Outro aspecto em que a denúncia contrasta com as declarações de Cid, que não são citadas, diz respeito ao dia 15 de dezembro de 2022, quando a operação para assassinar autoridades teria sido iniciada e, em seguida, interrompida.
A PGR enfatiza a troca de mensagens entre um dos militares e Cid, que não estava em Brasília na ocasião.
"Após a operação ser abortada, Rafale Martins de Oliveira enviou mensagem, às 21h05, via aplicativo WhatsApp, para Mauro César Barbosa Cid, afirmando 'Opa'. Cid respondeu, às 21h16, com 'vou mudar de posição'."
Conforme a acusação, constatou-se que ele [Cid] recebia informações atualizadas sobre o andamento das ações. No entanto, em sua delação, o tenente-coronel afirma que estava em um local com sinal precário de telefonia celular e que não mantinha contato com os militares.
Outro aspecto relevante da conspiração golpista se refere a uma reunião de militares em Brasília, realizada em 28 de novembro de 2022, durante a qual se elaborou uma carta interna com a intenção de pressionar o comandante do Exército, Marco Antônio Freire Gomes, para que se juntasse ao golpe.
A PGR não inseriu na denúncia a versão de Cid, na qual ele afirma que, no encontro, não foram discutidas medidas concretas relacionadas ao golpe, mas sim um "bate-papo de bar" entre militares insatisfeitos com a derrota nas eleições.
"Naquele momento ninguém botou um plano de ação, é esse ponto que eu quero deixar claro, ninguém chegou com um plano e botou um plano na mesa e falou assim, 'não, nós vamos prender o Lula, nós vamos matar, nós vamos espionar'", disse Cid em depoimento à PF em 19 de novembro.
Dois dias após, sob a pressão de uma possível prisão e da anulação de sua delação, Cid alterou sua versão sobre uma reunião anterior na residência do general Walter Braga Netto, alegando que foi discutida uma ação que promovesse o caos social e justificasse uma ruptura.
Ele reiterou, no entanto, que não esteve presente em toda a reunião e não consegue afirmar com precisão o que foi realmente planejado.
A investigação da Polícia Federal e a acusação contra o general Estevam Theófilo, chefe do Comando de Operações Terrestres do Exército (Coter), fundamentam-se, especialmente, na delação de Cid.
Em comunicações, ele insinuou que Theófilo aceitaria movimentar as tropas em apoio a Bolsonaro, caso este assinasse uma medida de exceção.
Contudo, a denúncia não levou em conta o que Cid declarou em seus depoimentos mais recentes.

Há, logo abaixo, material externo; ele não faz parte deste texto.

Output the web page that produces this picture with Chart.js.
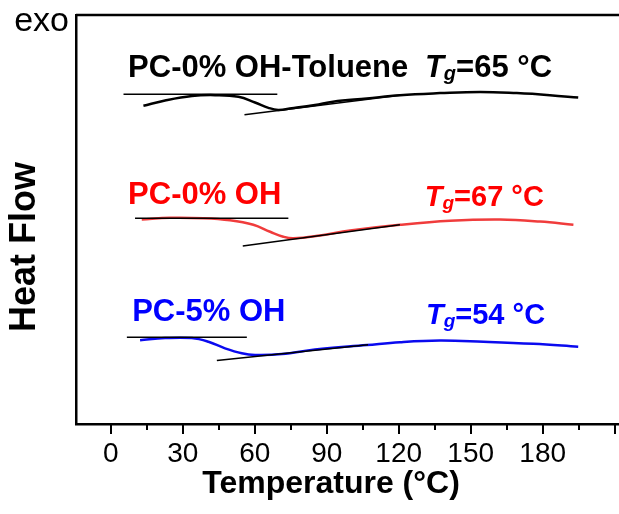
<!DOCTYPE html>
<html>
<head>
<meta charset="utf-8">
<script src="https://cdn.jsdelivr.net/npm/chart.js@4/dist/chart.umd.min.js"></script>
<style>
    html, body { margin: 0; padding: 0; background: #fff; overflow: hidden; }
</style>
</head>
<body>
<canvas id="dsc" width="619" height="514"></canvas>
<script>
// DSC - heat flow (a.u., exo up) vs temperature

const tempToluene = [13.6, 22.6, 33.8, 43.5, 53.2, 60.1, 65.7, 69.8, 75.4, 85.1, 92.6, 106.7, 120.5, 137.2, 153.9, 169.2, 183, 194.8];
const hfToluene = [7.78, 7.91, 8.02, 8.04, 8.00, 7.86, 7.73, 7.68, 7.72, 7.80, 7.88, 7.96, 8.04, 8.09, 8.12, 8.09, 8.04, 7.98];

const temp0 = [12.9, 24.7, 38.6, 49.7, 59.4, 66.4, 71.9, 76.1, 87.2, 99.7, 120.5, 141.4, 162.2, 178.9, 192.8];
const hf0 = [5.00, 5.04, 5.03, 4.98, 4.87, 4.70, 4.58, 4.54, 4.61, 4.73, 4.87, 4.97, 5.00, 4.95, 4.87];

const temp5 = [12.2, 22.6, 33.8, 40.7, 47.6, 54.6, 60.1, 71.3, 85.1, 106.7, 120.5, 137.2, 155.3, 176.1, 194.8];
const hf5 = [2.05, 2.10, 2.10, 2.01, 1.85, 1.73, 1.69, 1.71, 1.82, 1.93, 2.00, 2.04, 2.01, 1.96, 1.89];

// tangent lines used for Tg (start, end)
const tanTolueneX = [[5.3, 69.4], [55.7, 120.5]];
const tanTolueneY = [[8.06, 8.06], [7.56, 8.04]];
const tan0X = [[10.1, 74], [55, 120.5]];
const tan0Y = [[5.03, 5.03], [4.35, 4.87]];
const tan5X = [[6.7, 56.7], [44.2, 107.2]];
const tan5Y = [[2.12, 2.12], [1.55, 1.94]];

const sampleNames = ["PC-0% OH-Toluene", "PC-0% OH", "PC-5% OH"];
const tgValues = [65, 67, 54];
const xTicks = [0, 30, 60, 90, 120, 150, 180];

const textColors = ["#000000", "#ff0000", "#0000ff"];
const lineColors = ["#000000", "#f03c3c", "#0a0aef"];

function pts(xs, ys) {
    return xs.map((v, i) => ({ x: v, y: ys[i] }));
}

const datasets = [];
[[tanTolueneX, tanTolueneY], [tan0X, tan0Y], [tan5X, tan5Y]].forEach(pair => {
    pair[0].forEach((xs, k) => {
        datasets.push({
            data: pts(xs, pair[1][k]),
            borderColor: "#000",
            borderWidth: 1.5,
            pointRadius: 0,
            tension: 0,
            order: 0
        });
    });
});
[[tempToluene, hfToluene], [temp0, hf0], [temp5, hf5]].forEach((pair, i) => {
    datasets.push({
        data: pts(pair[0], pair[1]),
        borderColor: lineColors[i],
        borderWidth: 2.5,
        pointRadius: 0,
        tension: 0.4,
        order: 1
    });
});

// label anchors in data units: [name x, name y, Tg right x, Tg y, Tg font size]
const labelAnchors = [
    [7.2, 8.70, 183.9, 8.70, 31],
    [7.2, 5.60, 180.5, 5.53, 29],
    [8.9, 2.72, 181, 2.64, 29]
];

const FONT = '"Liberation Sans", Arial, sans-serif';

const dscLabels = {
    id: "dscLabels",
    afterDraw(chart) {
        const { ctx, chartArea, scales: { x, y } } = chart;
        ctx.save();
        ctx.strokeStyle = "#000";
        ctx.lineWidth = 2.5;
        // top frame
        ctx.beginPath();
        ctx.moveTo(chartArea.left, chartArea.top);
        ctx.lineTo(chartArea.right + 2, chartArea.top);
        ctx.stroke();
        // ticks out of the x axis
        ctx.lineWidth = 2;
        x.ticks.forEach(t => {
            const px = Math.round(x.getPixelForValue(t.value));
            const len = t.value % 30 === 0 ? 10 : 6;
            ctx.beginPath();
            ctx.moveTo(px, chartArea.bottom);
            ctx.lineTo(px, chartArea.bottom + len);
            ctx.stroke();
        });

        ctx.textBaseline = "middle";
        sampleNames.forEach((name, i) => {
            const a = labelAnchors[i];
            ctx.fillStyle = textColors[i];
            ctx.textAlign = "left";
            ctx.font = "bold 31px " + FONT;
            ctx.fillText(name, x.getPixelForValue(a[0]), y.getPixelForValue(a[1]));

            // T_g=.. °C
            const fs = a[4];
            const sub = Math.round(fs * 0.65);
            const rest = "=" + tgValues[i] + " \u00B0C";
            const ty = y.getPixelForValue(a[3]);
            ctx.font = "italic bold " + fs + "px " + FONT;
            const wT = ctx.measureText("T").width;
            ctx.font = "italic bold " + sub + "px " + FONT;
            const wg = ctx.measureText("g").width;
            ctx.font = "bold " + fs + "px " + FONT;
            const wr = ctx.measureText(rest).width;
            let px = x.getPixelForValue(a[2]) - (wT + wg + wr);
            ctx.font = "italic bold " + fs + "px " + FONT;
            ctx.fillText("T", px, ty);
            px += wT;
            ctx.font = "italic bold " + sub + "px " + FONT;
            ctx.fillText("g", px, ty + 6);
            px += wg;
            ctx.font = "bold " + fs + "px " + FONT;
            ctx.fillText(rest, px, ty);
        });

        // axis titles
        ctx.fillStyle = "#000";
        ctx.textAlign = "center";
        ctx.font = "bold 32px " + FONT;
        ctx.fillText("Temperature (\u00B0C)", 331, 484);

        ctx.save();
        ctx.translate(25, 247);
        ctx.rotate(-Math.PI / 2);
        ctx.font = "bold 36px " + FONT;
        ctx.fillText("Heat Flow", 0, 0);
        ctx.restore();

        ctx.textAlign = "right";
        ctx.font = "34px " + FONT;
        ctx.fillText("exo", 69, 22);
        ctx.restore();
    }
};

new Chart(document.getElementById("dsc"), {
    type: "line",
    data: { datasets: datasets },
    options: {
        responsive: false,
        animation: false,
        layout: { padding: { top: 15, left: 0, right: 0, bottom: 0 } },
        plugins: {
            legend: { display: false },
            tooltip: { enabled: false }
        },
        scales: {
            x: {
                type: "linear",
                min: -14.5,
                max: 211.8,
                grid: { display: false, drawTicks: true, tickLength: 10 },
                border: { display: true, color: "#000", width: 2.5 },
                ticks: {
                    stepSize: 15,
                    includeBounds: false,
                    autoSkip: false,
                    maxRotation: 0,
                    padding: 3,
                    color: "#000",
                    font: { family: FONT, size: 28 },
                    callback: v => xTicks.includes(v) ? String(v) : ""
                },
                afterFit: s => { s.height = 90; }
            },
            y: {
                type: "linear",
                min: 0,
                max: 10,
                grid: { display: false, drawTicks: false },
                border: { display: true, color: "#000", width: 2.5 },
                ticks: { display: false },
                afterFit: s => { s.width = 76; }
            }
        }
    },
    plugins: [dscLabels]
});
</script>
</body>
</html>
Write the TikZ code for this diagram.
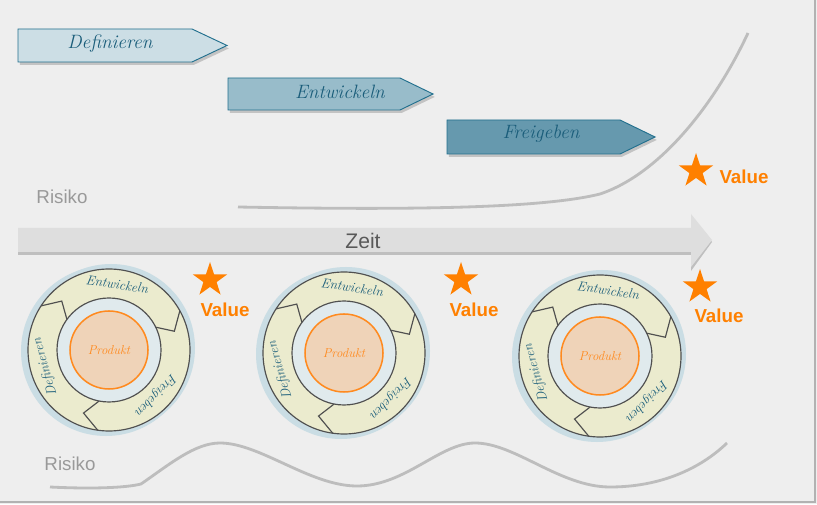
\documentclass[tikz,border=0pt]{standalone}
\usepackage{xcolor}
\usepackage{fontspec}
\setsansfont{Liberation Sans}
\usepackage{tikz}
\usetikzlibrary{shapes,arrows,positioning,calc}

\definecolor{bgcol}{HTML}{EEEEEE}
\definecolor{tealline}{HTML}{22708E}
\definecolor{tealtext}{HTML}{1A5D7A}
\definecolor{phaseA}{HTML}{CCDEE5}
\definecolor{phaseB}{HTML}{98BCCA}
\definecolor{phaseC}{HTML}{6699AE}
\definecolor{riskgray}{HTML}{BDBDBD}
\definecolor{zeitgray}{HTML}{DEDEDE}
\definecolor{valorange}{HTML}{FF8000}
\definecolor{blobblue}{HTML}{CADDE4}
\definecolor{ringcream}{HTML}{EBEBCE}
\definecolor{ringline}{HTML}{505050}
\definecolor{innerblue}{HTML}{E0EAED}
\definecolor{prodfill}{HTML}{EFD3B8}
\definecolor{prodline}{HTML}{FF8A1F}

\begin{document}
\begin{tikzpicture}[x=0.03cm,y=0.03cm,
    hand/.style={font=\itshape\fontsize{16.5}{18}\selectfont, text=tealtext},
    ringtext/.style={font=\itshape\fontsize{11.5}{12}\selectfont, text=tealtext, inner sep=0pt},
    phase/.style={draw=tealline, line width=0.8pt},
    phaseshadow/.style={fill=black, opacity=0.18, xshift=1.5pt, yshift=-2.5pt},
    risk/.style={draw=riskgray, line width=2.4pt},
    risklabel/.style={font=\sffamily\fontsize{16}{18}\selectfont, text=black!40},
    ring/.style={draw=ringline, line width=1pt},
    prodtext/.style={font=\itshape\fontsize{11}{12}\selectfont, text=prodline, inner sep=1pt},
    valstar/.style={star, star points=5, star point ratio=2.6, fill=valorange, minimum size=1.08cm, inner sep=0pt},
    valtext/.style={font=\sffamily\bfseries\fontsize{16}{18}\selectfont, text=valorange}]

\useasboundingbox (0,0) rectangle (817,504);
\fill[bgcol] (0,0) rectangle (817,504);
\draw[black!30, line width=2pt] (0,2) -- (815,2) -- (815,504);

% phase arrows
\fill[phaseshadow] (18,442) -- (192,442) -- (227,458.5) -- (192,475) -- (18,475) -- cycle;
\filldraw[phase, fill=phaseA] (18,442) -- (192,442) -- (227,458.5) -- (192,475) -- (18,475) -- cycle;
\node[hand] (def) at (110,460) {Definieren};

\fill[phaseshadow] (228,394) -- (400,394) -- (433,410) -- (400,426) -- (228,426) -- cycle;
\filldraw[phase, fill=phaseB] (228,394) -- (400,394) -- (433,410) -- (400,426) -- (228,426) -- cycle;
\node[hand] (ent) at (340,412) {Entwickeln};

\fill[phaseshadow] (447,350) -- (620,350) -- (655,367) -- (620,384) -- (447,384) -- cycle;
\filldraw[phase, fill=phaseC] (447,350) -- (620,350) -- (655,367) -- (620,384) -- (447,384) -- cycle;
\node[hand] (frei) at (541,370) {Freigeben};

% risk, sequential
\node[risklabel] (risk1) at (62,307) {Risiko};
\draw[risk] (238,297) .. controls (400,294) and (540,295) .. (600,310)
    .. controls (660,330) and (715,400) .. (748,471);

% time axis
\fill[black!25] (18,249) -- (691,249) -- (691,233) -- (712,262) -- (691,288) -- (691,273) -- (18,273) -- cycle;
\fill[zeitgray] (18,252) -- (691,252) -- (691,237) -- (712,264) -- (691,290) -- (691,276) -- (18,276) -- cycle;
\node[font=\sffamily\fontsize{18}{20}\selectfont, text=black!65] (zeit) at (363,263) {Zeit};

% iterative cycles
\foreach \i/\cx/\cy in {1/109/154, 2/344/151, 3/600/148} {
    \coordinate (c\i) at (\cx,\cy);
    \fill[blobblue] ([shift={(-3,-1)}]c\i) circle (85);
    \fill[blobblue] ([shift={(2,2)}]c\i) circle (84);
    \filldraw[ring, fill=ringcream] (c\i) circle (81);
    \filldraw[ring, fill=innerblue] (c\i) circle (52);
    \filldraw[draw=prodline, line width=1.3pt, fill=prodfill] (c\i) circle (39);
    \node[prodtext] (p\i) at (c\i) {Produkt};
    \draw[ring] ([shift={(147:81)}]c\i) -- ([shift={(134:68)}]c\i) -- ([shift={(144:52)}]c\i);
    \draw[ring] ([shift={(29:81)}]c\i) -- ([shift={(16:68)}]c\i) -- ([shift={(26:52)}]c\i);
    \draw[ring] ([shift={(262:81)}]c\i) -- ([shift={(248:68)}]c\i) -- ([shift={(259:52)}]c\i);
    \node[ringtext, rotate=-8] (e\i) at ([shift={(83:66)}]c\i) {Entwickeln};
    \node[ringtext, rotate=106] (d\i) at ([shift={(195:66)}]c\i) {Definieren};
    \node[ringtext, rotate=-134] (f\i) at ([shift={(-44:65)}]c\i) {Freigeben};
}

% value
\node[valstar] (s1) at (696,333) {};
\node[valtext] (v1) at (744,327) {Value};
\node[valstar] (s2) at (210,224) {};
\node[valtext] (v2) at (225,194) {Value};
\node[valstar] (s3) at (461,224) {};
\node[valtext] (v3) at (474,194) {Value};
\node[valstar] (s4) at (700,217) {};
\node[valtext] (v4) at (719,188) {Value};

% risk, iterative
\node[risklabel] (risk2) at (70,40) {Risiko};
\draw[risk] (50,17) .. controls (90,15) and (125,16) .. (141,20)
    .. controls (170,40) and (195,61) .. (220,61)
    .. controls (260,61) and (310,18) .. (357,18)
    .. controls (405,18) and (440,61) .. (475,61)
    .. controls (515,61) and (560,17) .. (610,17)
    .. controls (660,17) and (700,35) .. (727,61);
\end{tikzpicture}
\end{document}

Nessas declarações, o tenente-coronel expressou sua convicção de que Theófilo seguiria as diretrizes do Alto Comando do Exército e não desobedeceria a autoridade do comandante das Forças.
"Se o presidente desse a ordem... Mas o problema é, eu não sei se ele passaria por cima do general Freire Gomes. Isso não posso confirmar. As conversas que eu tive com ele, até com o Cleverson, que era o assessor dele, era que ele não iria passar por cima do general Freire Gomes", disse Cid.
Por último, a PGR destacou comunicações de Cid que insinuam que algum evento poderia ocorrer mesmo depois da posse de Lula, mas deixou de lado as declarações do tenente-coronel em sua delação, que afirmava que as mensagens não tinham o significado interpretado pela PF e que Bolsonaro não tinha planejado os ataques golpistas de 8 de janeiro de 2023.